--- Instructions to follow ---
Please copy the lines below exactly, from the first one through the line showing "111000, 106000, 103000]".

--- Data ---
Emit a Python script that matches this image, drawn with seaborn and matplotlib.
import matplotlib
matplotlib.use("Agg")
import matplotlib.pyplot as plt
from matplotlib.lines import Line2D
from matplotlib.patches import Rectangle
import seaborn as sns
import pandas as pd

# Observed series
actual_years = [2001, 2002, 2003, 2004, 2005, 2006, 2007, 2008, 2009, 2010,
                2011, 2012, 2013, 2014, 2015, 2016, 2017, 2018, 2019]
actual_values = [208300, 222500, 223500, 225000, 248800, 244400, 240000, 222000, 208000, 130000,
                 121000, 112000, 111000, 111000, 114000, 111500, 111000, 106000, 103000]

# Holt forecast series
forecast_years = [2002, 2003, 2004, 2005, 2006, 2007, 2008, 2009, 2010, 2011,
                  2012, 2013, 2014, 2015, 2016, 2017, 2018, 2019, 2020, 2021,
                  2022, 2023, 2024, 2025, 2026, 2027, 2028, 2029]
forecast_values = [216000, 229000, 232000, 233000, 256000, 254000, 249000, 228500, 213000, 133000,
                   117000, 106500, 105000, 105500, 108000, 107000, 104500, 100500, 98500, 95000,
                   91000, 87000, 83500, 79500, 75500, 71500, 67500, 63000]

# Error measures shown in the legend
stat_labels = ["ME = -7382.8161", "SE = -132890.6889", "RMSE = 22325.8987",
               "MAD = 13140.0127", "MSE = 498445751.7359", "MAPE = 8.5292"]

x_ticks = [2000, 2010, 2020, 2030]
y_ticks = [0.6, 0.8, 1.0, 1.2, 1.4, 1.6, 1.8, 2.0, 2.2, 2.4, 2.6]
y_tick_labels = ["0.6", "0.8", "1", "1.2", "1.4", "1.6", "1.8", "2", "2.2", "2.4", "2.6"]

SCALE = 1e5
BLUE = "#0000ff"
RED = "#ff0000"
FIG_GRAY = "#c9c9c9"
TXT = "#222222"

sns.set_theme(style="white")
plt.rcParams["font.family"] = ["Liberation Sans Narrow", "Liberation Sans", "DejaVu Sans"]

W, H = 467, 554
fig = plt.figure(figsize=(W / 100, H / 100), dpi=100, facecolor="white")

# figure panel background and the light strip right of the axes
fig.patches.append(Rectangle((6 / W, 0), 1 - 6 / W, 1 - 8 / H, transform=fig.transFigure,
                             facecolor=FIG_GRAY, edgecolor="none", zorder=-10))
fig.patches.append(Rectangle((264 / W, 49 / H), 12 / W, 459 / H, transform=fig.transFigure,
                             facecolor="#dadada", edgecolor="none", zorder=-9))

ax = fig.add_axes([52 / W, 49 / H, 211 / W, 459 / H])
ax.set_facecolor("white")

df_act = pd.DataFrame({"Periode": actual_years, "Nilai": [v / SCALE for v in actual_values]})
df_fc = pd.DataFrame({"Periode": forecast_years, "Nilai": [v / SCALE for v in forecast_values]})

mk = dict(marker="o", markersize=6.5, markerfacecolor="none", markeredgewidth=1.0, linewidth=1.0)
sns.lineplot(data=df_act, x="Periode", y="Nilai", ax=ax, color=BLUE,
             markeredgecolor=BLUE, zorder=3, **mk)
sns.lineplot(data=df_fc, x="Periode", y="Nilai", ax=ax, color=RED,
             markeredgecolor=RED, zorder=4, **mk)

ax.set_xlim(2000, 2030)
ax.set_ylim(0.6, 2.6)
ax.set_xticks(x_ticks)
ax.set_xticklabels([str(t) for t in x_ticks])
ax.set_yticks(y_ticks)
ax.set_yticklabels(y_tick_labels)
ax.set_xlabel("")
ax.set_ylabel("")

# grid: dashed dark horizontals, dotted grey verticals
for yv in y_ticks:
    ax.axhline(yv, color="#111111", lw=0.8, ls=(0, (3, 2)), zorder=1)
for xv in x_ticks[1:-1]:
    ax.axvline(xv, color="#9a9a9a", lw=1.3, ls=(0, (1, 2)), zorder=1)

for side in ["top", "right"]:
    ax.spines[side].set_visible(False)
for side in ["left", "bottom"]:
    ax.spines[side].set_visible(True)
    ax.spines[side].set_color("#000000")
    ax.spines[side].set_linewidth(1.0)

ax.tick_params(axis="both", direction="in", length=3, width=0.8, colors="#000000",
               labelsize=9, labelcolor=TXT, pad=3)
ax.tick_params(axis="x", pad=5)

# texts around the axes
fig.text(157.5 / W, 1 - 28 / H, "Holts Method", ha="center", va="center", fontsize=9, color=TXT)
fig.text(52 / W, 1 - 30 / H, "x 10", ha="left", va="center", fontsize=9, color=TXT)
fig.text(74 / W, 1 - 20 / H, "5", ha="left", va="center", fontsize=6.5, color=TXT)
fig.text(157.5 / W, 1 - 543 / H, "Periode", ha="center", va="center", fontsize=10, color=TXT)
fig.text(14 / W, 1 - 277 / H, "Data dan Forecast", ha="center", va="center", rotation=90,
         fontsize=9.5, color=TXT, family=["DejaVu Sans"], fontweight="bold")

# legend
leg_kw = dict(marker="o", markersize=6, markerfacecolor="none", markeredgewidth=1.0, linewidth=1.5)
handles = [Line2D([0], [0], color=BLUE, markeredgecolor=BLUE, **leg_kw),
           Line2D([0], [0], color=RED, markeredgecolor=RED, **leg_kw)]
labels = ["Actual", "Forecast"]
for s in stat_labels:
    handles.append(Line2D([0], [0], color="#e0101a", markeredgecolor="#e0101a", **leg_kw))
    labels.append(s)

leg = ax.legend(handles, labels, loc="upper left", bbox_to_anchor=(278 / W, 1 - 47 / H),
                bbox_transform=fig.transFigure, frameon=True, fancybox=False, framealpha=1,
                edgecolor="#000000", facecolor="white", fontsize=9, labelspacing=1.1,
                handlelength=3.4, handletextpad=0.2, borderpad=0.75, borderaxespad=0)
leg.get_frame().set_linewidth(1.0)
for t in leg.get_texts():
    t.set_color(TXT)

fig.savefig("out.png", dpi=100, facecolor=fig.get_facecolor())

--- Final answer ---
Emit a Python script that matches this image, drawn with seaborn and matplotlib.
import matplotlib
matplotlib.use("Agg")
import matplotlib.pyplot as plt
from matplotlib.lines import Line2D
from matplotlib.patches import Rectangle
import seaborn as sns
import pandas as pd

# Observed series
actual_years = [2001, 2002, 2003, 2004, 2005, 2006, 2007, 2008, 2009, 2010,
                2011, 2012, 2013, 2014, 2015, 2016, 2017, 2018, 2019]
actual_values = [208300, 222500, 223500, 225000, 248800, 244400, 240000, 222000, 208000, 130000,
                 121000, 112000, 111000, 111000, 114000, 111500, 111000, 106000, 103000]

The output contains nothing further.